Because ethanol has less energy potential than gas, fuel injectors must spray more fuel to maintain your vehicle’s performance.

Courtesy of GM

Flexing Lobbying Muscle

For multiple reasons, the eco-friendliness of FFVs is questionable. Cost savings are dubious, too. And as it turns out, it's not necessarily consumer demand or sustainability concerns that are driving the proliferation of FFVs.

Let's start with the basics. There's no change in vehicle performance when you use ethanol. You won't notice a difference in acceleration or horsepower.

The key differences are energy density and CO2 (carbon dioxide) emissions. Lower energy density just means that there's less energy in a gallon of ethanol than there is in regular gasoline, so you have to burn more to travel the same distance that you would with gas.

This, in turn, means you have to burn more fuel to get moving, and your vehicle actually releases more CO2 than it does with gas. However, because that CO2 was derived from a plant source instead of petroleum, you're (in theory) simply releasing it back into the atmosphere, where it would have gone anyway as the plant naturally decayed. Still, the eco-friendliness of FFVs is, at best, unclear.

Fuel efficiency is another thing altogether. As with all things related to mileage, there's a lot of variability here, but mileage per tank drops between 15 percent and 30 percent when you switch to ethanol. And because ethanol fuels are generally about the same price as gas, you might actually spend significantly more money -- perhaps hundreds of dollars per year -- to get around on just ethanol.
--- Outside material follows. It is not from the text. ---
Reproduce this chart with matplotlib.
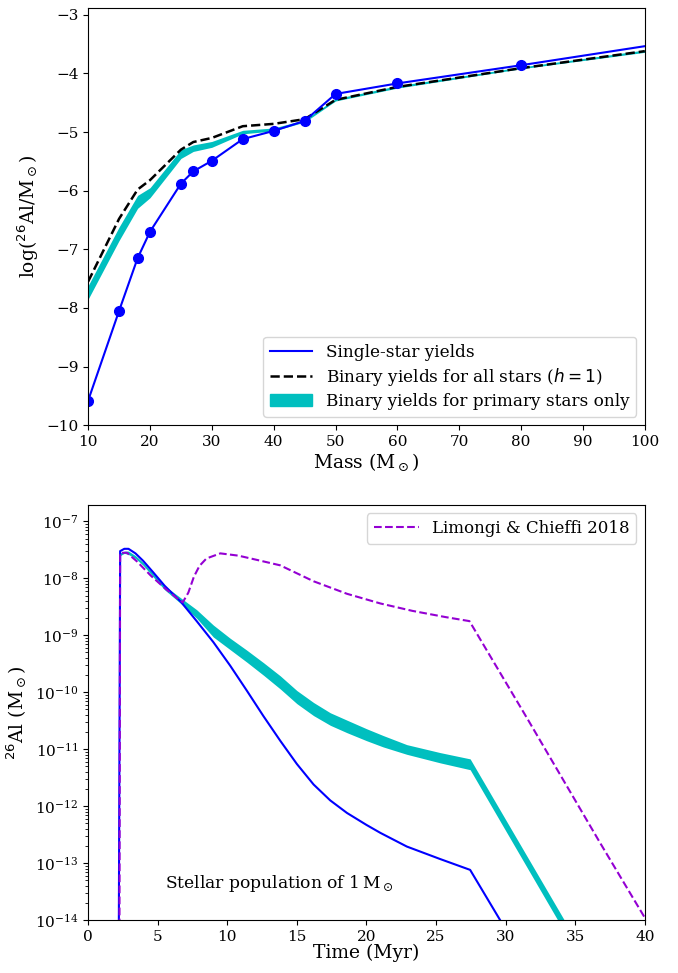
import matplotlib
matplotlib.use("Agg")
import matplotlib.pyplot as plt
from matplotlib.patches import Patch
import numpy as np

plt.rcParams['font.family'] = ['DejaVu Serif']

# --- top panel: yields vs mass ---
mass_single = [10, 15, 18, 20, 25, 27, 30, 35, 40, 45, 50, 60, 80, 120]
yield_single = [-9.58, -8.05, -7.15, -6.70, -5.88, -5.67, -5.49, -5.12, -4.98,
                -4.81, -4.35, -4.17, -3.86, -3.21]

mass_bin = [10, 15, 18, 20, 25, 27, 30, 35, 40, 45, 50, 60, 80, 100]
yield_bin_all = [-7.55, -6.48, -5.98, -5.82, -5.30, -5.17, -5.10, -4.90, -4.86,
                 -4.78, -4.45, -4.23, -3.91, -3.62]
yield_prim_hi = [-7.62, -6.62, -6.08, -5.95, -5.30, -5.22, -5.16, -4.97, -4.93,
                 -4.79, -4.43, -4.21, -3.89, -3.60]
yield_prim_lo = [-7.85, -6.85, -6.30, -6.12, -5.45, -5.33, -5.26, -5.03, -4.98,
                 -4.83, -4.47, -4.25, -3.92, -3.64]

# --- bottom panel: 26Al mass vs time (log10 values) ---
t_single = [2.2, 2.3, 2.6, 2.9, 3.4, 3.95, 4.7, 5.5, 6.7, 7.8, 9.0, 10.2, 11.4,
            12.6, 13.8, 15.0, 16.2, 17.4, 18.6, 20.0, 21.0, 22.9, 25.3, 27.45,
            29.6, 30.5]
al_single = [-14.5, -7.52, -7.48, -7.48, -7.56, -7.69, -7.90, -8.13, -8.42, -8.75,
             -9.12, -9.53, -9.97, -10.42, -10.85, -11.26, -11.62, -11.90, -12.12,
             -12.33, -12.47, -12.71, -12.93, -13.12, -14.0, -14.38]

t_bin = [2.2, 2.3, 2.6, 2.9, 3.4, 3.95, 4.7, 5.5, 6.7, 7.8, 9.0, 10.2, 11.4, 12.6,
         13.8, 15.0, 16.2, 17.4, 18.6, 20.0, 21.2, 22.9, 25.3, 27.45, 35.0]
al_bin_hi = [-14.5, -7.55, -7.52, -7.52, -7.60, -7.72, -7.92, -8.13, -8.35, -8.55,
             -8.82, -9.05, -9.26, -9.48, -9.71, -9.97, -10.18, -10.36, -10.49,
             -10.64, -10.76, -10.92, -11.06, -11.17, -14.33]
al_bin_lo = [-14.5, -7.60, -7.56, -7.58, -7.65, -7.77, -7.98, -8.20, -8.45, -8.70,
             -9.03, -9.25, -9.47, -9.70, -9.94, -10.20, -10.41, -10.58, -10.71,
             -10.85, -10.96, -11.09, -11.24, -11.36, -14.53]

t_lc = [2.25, 2.3, 2.8, 3.5, 4.5, 5.5, 6.3, 6.8, 7.2, 7.6, 8.0, 8.5, 9.5, 10.8,
        12.4, 13.8, 16.2, 18.6, 21.0, 23.3, 25.7, 27.4, 31.6, 36.8, 40.0]
al_lc = [-14.5, -7.55, -7.55, -7.70, -7.95, -8.17, -8.33, -8.42, -8.25, -7.97,
         -7.78, -7.65, -7.56, -7.60, -7.69, -7.77, -8.05, -8.27, -8.44, -8.57,
         -8.68, -8.75, -10.48, -12.65, -13.96]

fig = plt.figure(figsize=(6.78, 9.73), dpi=100)
ax1 = fig.add_axes([0.130, 0.563, 0.821, 0.429])
ax2 = fig.add_axes([0.130, 0.0545, 0.821, 0.4265])

ax1.fill_between(mass_bin, yield_prim_lo, yield_prim_hi, color='c', lw=0)
ax1.plot(mass_bin, yield_bin_all, 'k--', lw=1.8)
ax1.plot(mass_single, yield_single, color='b', lw=1.5)
ax1.plot(mass_single, yield_single, 'o', color='b', ms=7)
ax1.set_xlim(10, 100)
ax1.set_ylim(-10, -2.88)
ax1.set_yticks(range(-10, -2))
ax1.set_xlabel(r'Mass (M$_\odot$)', fontsize=13.5, labelpad=2)
ax1.set_ylabel(r'log($^{26}$Al/M$_\odot$)', fontsize=13.5)
ax1.tick_params(labelsize=11)
handles = [plt.Line2D([], [], color='b', lw=1.5),
           plt.Line2D([], [], color='k', ls='--', lw=1.8),
           Patch(color='c')]
ax1.legend(handles, ['Single-star yields',
                     r'Binary yields for all stars ($h=1$)',
                     'Binary yields for primary stars only'],
           loc='lower right', fontsize=12.2, labelspacing=0.3, handlelength=2.5)

ax2.fill_between(t_bin, 10.0 ** np.array(al_bin_lo), 10.0 ** np.array(al_bin_hi),
                 color='c', lw=0)
ax2.plot(t_single, 10.0 ** np.array(al_single), color='b', lw=1.5)
ax2.plot(t_lc, 10.0 ** np.array(al_lc), '--', color='darkviolet', lw=1.5,
         label='Limongi & Chieffi 2018')
ax2.set_yscale('log')
ax2.set_xlim(0, 40)
ax2.set_ylim(1e-14, 1.95e-7)
ax2.set_xlabel('Time (Myr)', fontsize=13.5, labelpad=0)
ax2.set_ylabel(r'$^{26}$Al (M$_\odot$)', fontsize=13.5)
ax2.tick_params(labelsize=11)
ax2.legend(loc='upper right', fontsize=12, handlelength=2.7)
ax2.text(0.138, 0.077, r'Stellar population of 1$\,$M$_\odot$',
         transform=ax2.transAxes, fontsize=12.3)

fig.savefig('out.png', dpi=100)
Considering these facts, you may wonder why anyone would build or buy FFVs. In the United States, federal Corporate Average Fuel Economy (CAFÉ) standards dictate that auto makers must offer vehicles with a minimum gas mileage of 27.5 mpg (22.2 for light trucks); otherwise, they face stiff fines.

There's a loophole, though: If those companies build vehicles that burn ethanol, they won't be fined nearly as much. Basically, it's a government strategy to encourage the use of more ethanol, which effectively subsidizes American crop farmers and could potentially reduce American dependence on foreign oil.

As for the flex engines themselves, well, they're a mature technology that requires zero skills or adaptation on the part of consumers. All you need to do is find one of thousands of gas stations that offer E85 fuel, and your flex engine will take you as far as you want to go -- just not quite as far as it would if you filled up with gas.